The steering group will be supported by a range of invited advisors, specialists in relevant related fields, who will lead working groups on specific areas of enquiry.

Sir Geoff said: “It is a great honour to serve as the chair of this new independent steering group. Scotland was involved in slavery and colonialism. The history of this involvement is distributed in our museums in a manner which does not allow an accurate portrayal of this history. The outcome of the activities of our steering group will be to enable museums to use their collections to give an accurate account of Scotland’s involvement in slavery and colonialism. This new educational resource will improve race and community relations within our diverse society”. 

Equalities minister Christina McKelvie said: “Those who came to Scotland through the slave trade and empire, and their descendants, have made an indelible contribution to our country that should be recognised.
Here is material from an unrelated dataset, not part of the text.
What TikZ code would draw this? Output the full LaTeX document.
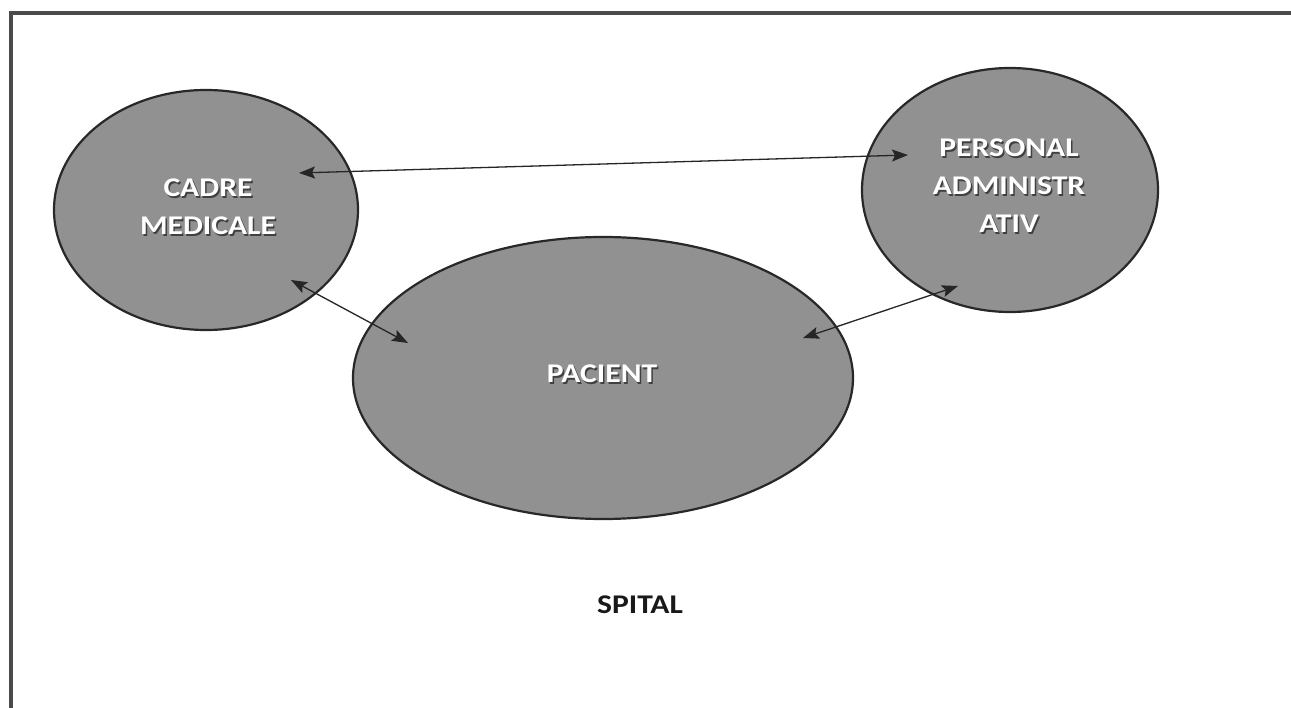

 “That’s why, in our 2020-21 Programme for Government, we committed to sponsoring an independent expert group to recommend how Scotland’s existing and future museum collections can better recognise and represent a more accurate portrayal of Scotland’s colonial and slavery history.

 “Sir Geoff Palmer and the members of this diverse group will provide relevant expertise and insight and I look forward to hearing their recommendations on how we can deliver the most effective and inclusive approach.”

Lucy Casot, chief executive of Museums Galleries Scotland, said: “We are delighted that Sir Geoff Palmer will chair the steering group for Empire, Slavery, & Scotland’s Museums. We welcome the insight and ambition that he brings to the group, where he will be joined by experts from across sectors and communities of interest.

“Scotland’s museum sector is increasingly vocal in their commitment to use their collections to acknowledge and confront Scotland’s role in slavery and colonialism, and the social, economic, and cultural impacts of it. We look forward to the recommendations from the steering group, which will deepen our learning so we can further support museums to challenge and critically interrogate their own practices and collections.”

MGS will coordinate a national consultation, in collaboration with Glasgow Life, to establish public and expert perspectives on how museums can contribute to representing and reflecting our slavery and colonialism history. A related exercise to identify the work already in progress in this area is now underway. 

As a result of this project, and based on the evidence gathered, the steering group will make a set of recommendations to the Scottish Government in 2021 on how museum collections and spaces be used to explore slavery and colonialism.